▶ **EXERCISE GOAL**
From the entries below, pull out each line where "this" appears.
* BEGIN SUPPLIED ENTRIES *
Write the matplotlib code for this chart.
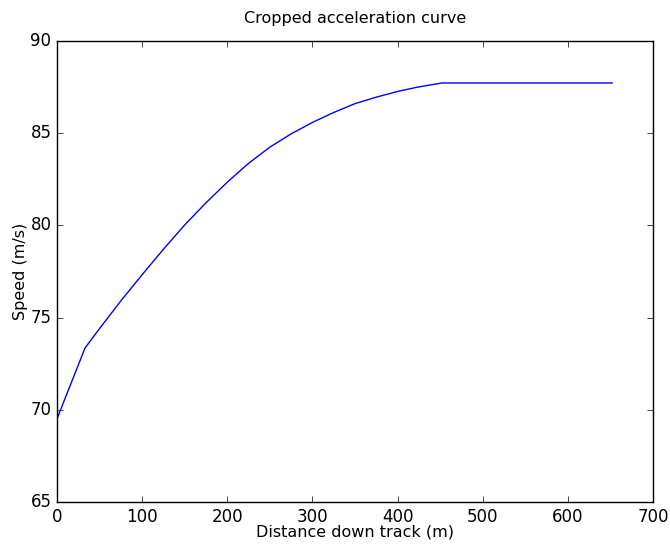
* END SUPPLIED ENTRIES *
* BEGIN SUPPLIED ENTRIES *
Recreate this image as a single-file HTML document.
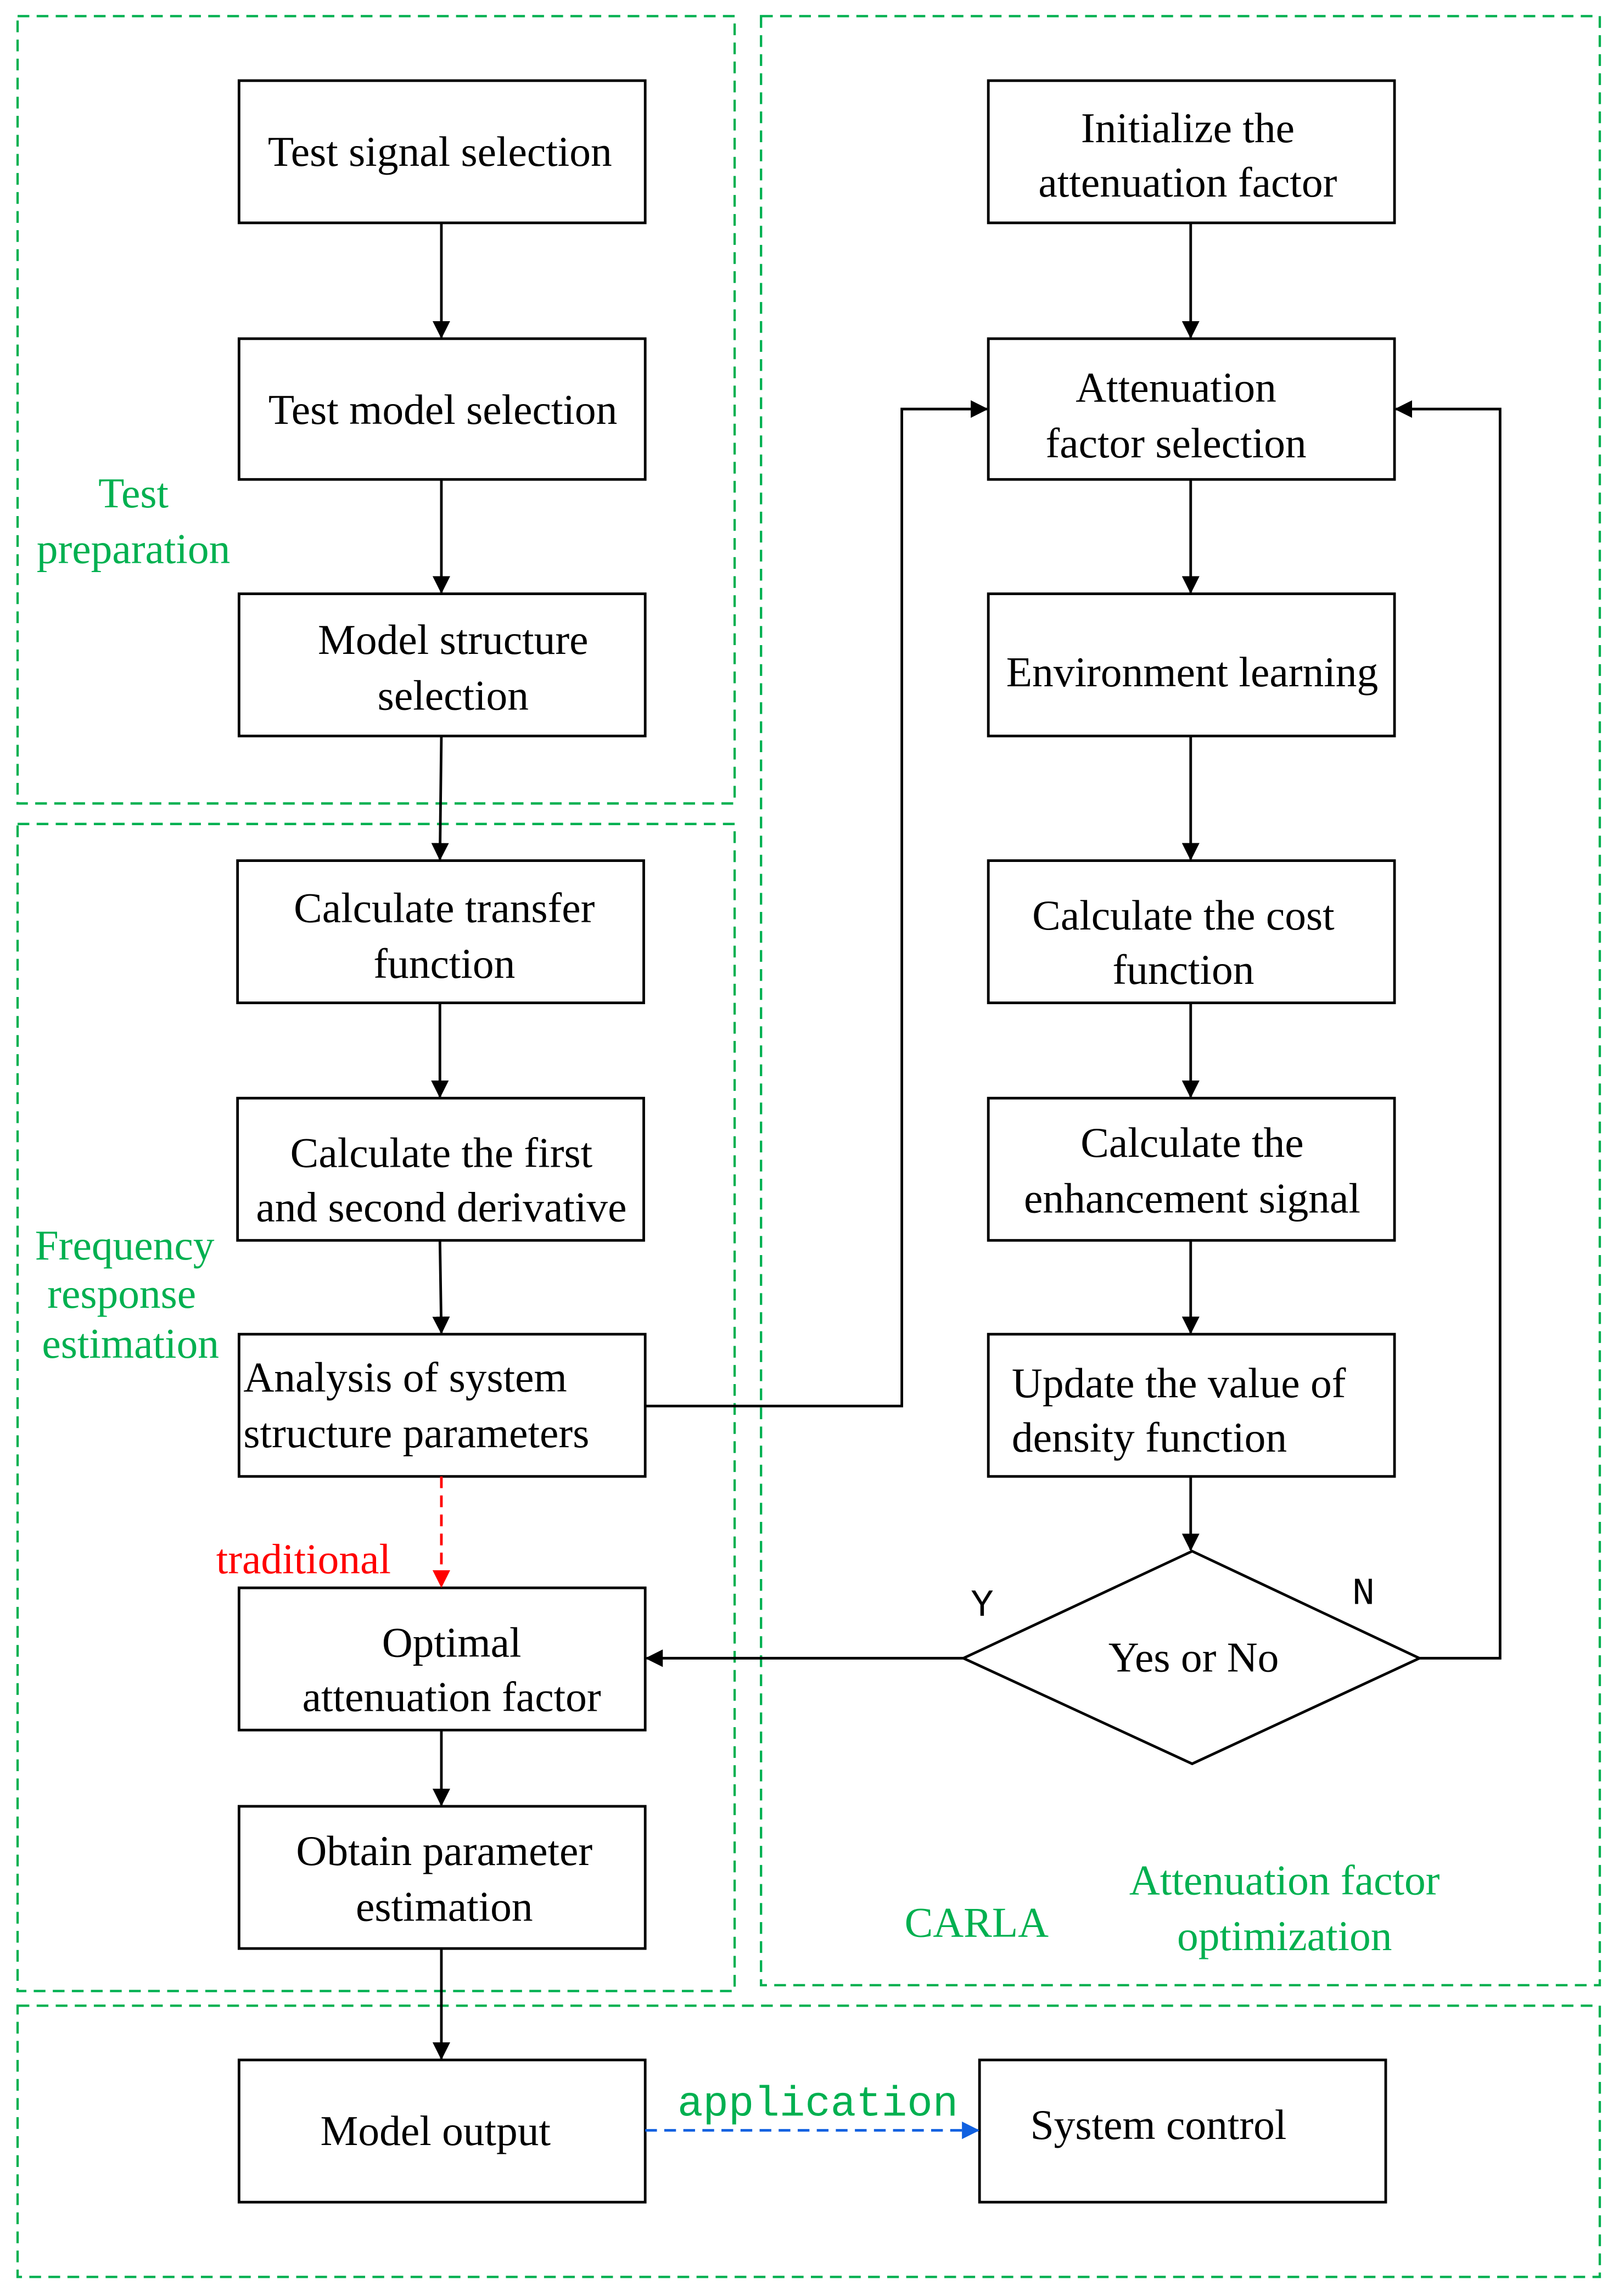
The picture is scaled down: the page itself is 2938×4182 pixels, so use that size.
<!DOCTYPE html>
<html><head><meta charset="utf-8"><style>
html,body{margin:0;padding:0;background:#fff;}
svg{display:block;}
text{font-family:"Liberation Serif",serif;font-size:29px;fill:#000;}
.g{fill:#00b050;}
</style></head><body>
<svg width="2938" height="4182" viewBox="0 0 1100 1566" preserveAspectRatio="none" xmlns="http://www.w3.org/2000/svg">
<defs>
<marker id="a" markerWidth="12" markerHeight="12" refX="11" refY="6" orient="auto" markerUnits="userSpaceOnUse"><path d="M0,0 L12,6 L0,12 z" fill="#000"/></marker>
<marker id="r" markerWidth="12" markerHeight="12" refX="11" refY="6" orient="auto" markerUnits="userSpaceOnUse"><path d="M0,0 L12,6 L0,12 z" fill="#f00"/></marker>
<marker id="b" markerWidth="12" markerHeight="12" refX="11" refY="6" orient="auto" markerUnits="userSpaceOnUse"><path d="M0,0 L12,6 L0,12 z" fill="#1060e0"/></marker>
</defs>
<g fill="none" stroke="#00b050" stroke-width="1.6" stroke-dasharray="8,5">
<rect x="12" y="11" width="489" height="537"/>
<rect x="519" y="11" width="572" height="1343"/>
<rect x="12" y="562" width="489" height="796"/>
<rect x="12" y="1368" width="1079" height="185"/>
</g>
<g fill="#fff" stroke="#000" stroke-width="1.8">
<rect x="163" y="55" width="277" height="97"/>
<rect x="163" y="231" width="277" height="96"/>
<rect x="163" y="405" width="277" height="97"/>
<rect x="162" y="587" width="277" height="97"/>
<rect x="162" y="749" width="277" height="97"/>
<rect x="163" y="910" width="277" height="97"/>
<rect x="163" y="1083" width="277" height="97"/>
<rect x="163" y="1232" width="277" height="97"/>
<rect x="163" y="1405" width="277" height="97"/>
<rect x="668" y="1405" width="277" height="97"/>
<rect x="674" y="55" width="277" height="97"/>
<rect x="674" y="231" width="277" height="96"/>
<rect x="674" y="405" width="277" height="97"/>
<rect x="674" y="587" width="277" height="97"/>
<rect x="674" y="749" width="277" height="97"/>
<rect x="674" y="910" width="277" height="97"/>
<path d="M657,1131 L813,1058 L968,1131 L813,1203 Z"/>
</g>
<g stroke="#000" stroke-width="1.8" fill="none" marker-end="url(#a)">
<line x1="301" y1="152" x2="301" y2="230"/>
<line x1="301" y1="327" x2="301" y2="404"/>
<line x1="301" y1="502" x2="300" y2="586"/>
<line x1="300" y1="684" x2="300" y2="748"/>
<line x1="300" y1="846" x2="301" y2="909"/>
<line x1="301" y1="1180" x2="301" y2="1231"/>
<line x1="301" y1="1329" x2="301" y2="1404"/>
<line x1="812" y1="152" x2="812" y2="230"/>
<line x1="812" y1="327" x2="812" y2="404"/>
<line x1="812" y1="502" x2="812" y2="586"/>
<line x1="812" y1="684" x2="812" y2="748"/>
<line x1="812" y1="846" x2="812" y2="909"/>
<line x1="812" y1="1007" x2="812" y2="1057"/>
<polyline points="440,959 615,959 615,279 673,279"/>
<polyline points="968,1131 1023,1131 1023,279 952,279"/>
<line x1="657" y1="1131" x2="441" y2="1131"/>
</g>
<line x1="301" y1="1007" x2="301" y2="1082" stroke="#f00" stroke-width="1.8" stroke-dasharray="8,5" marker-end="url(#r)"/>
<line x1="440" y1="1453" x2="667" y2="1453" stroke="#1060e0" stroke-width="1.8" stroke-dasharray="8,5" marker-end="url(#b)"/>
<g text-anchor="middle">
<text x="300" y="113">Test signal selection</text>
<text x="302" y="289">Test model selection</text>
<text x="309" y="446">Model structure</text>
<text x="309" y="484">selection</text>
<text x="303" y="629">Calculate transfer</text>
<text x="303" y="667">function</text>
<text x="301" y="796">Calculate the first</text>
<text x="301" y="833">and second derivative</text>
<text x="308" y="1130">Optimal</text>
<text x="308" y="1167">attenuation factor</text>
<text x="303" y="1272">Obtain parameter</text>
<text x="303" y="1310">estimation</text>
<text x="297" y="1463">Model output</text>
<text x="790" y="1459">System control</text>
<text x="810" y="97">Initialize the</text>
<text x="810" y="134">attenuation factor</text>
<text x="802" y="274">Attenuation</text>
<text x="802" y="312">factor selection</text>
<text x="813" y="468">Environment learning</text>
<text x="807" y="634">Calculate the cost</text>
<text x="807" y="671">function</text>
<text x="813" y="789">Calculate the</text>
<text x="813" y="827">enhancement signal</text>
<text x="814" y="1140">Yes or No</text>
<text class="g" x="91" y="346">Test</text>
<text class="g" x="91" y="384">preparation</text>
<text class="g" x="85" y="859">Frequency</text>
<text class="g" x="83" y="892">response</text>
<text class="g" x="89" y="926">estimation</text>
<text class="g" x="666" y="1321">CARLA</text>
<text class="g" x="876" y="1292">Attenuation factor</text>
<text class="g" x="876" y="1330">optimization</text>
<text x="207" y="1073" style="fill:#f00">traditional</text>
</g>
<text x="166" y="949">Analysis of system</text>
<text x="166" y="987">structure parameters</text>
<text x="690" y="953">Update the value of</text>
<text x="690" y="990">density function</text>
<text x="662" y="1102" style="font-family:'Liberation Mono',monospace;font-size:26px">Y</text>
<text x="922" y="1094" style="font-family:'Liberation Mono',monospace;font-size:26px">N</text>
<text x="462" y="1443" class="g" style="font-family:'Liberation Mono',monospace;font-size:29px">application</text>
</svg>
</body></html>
* END SUPPLIED ENTRIES *
▶ **THE ANSWER**
Write the matplotlib code for this chart.
Recreate this image as a single-file HTML document.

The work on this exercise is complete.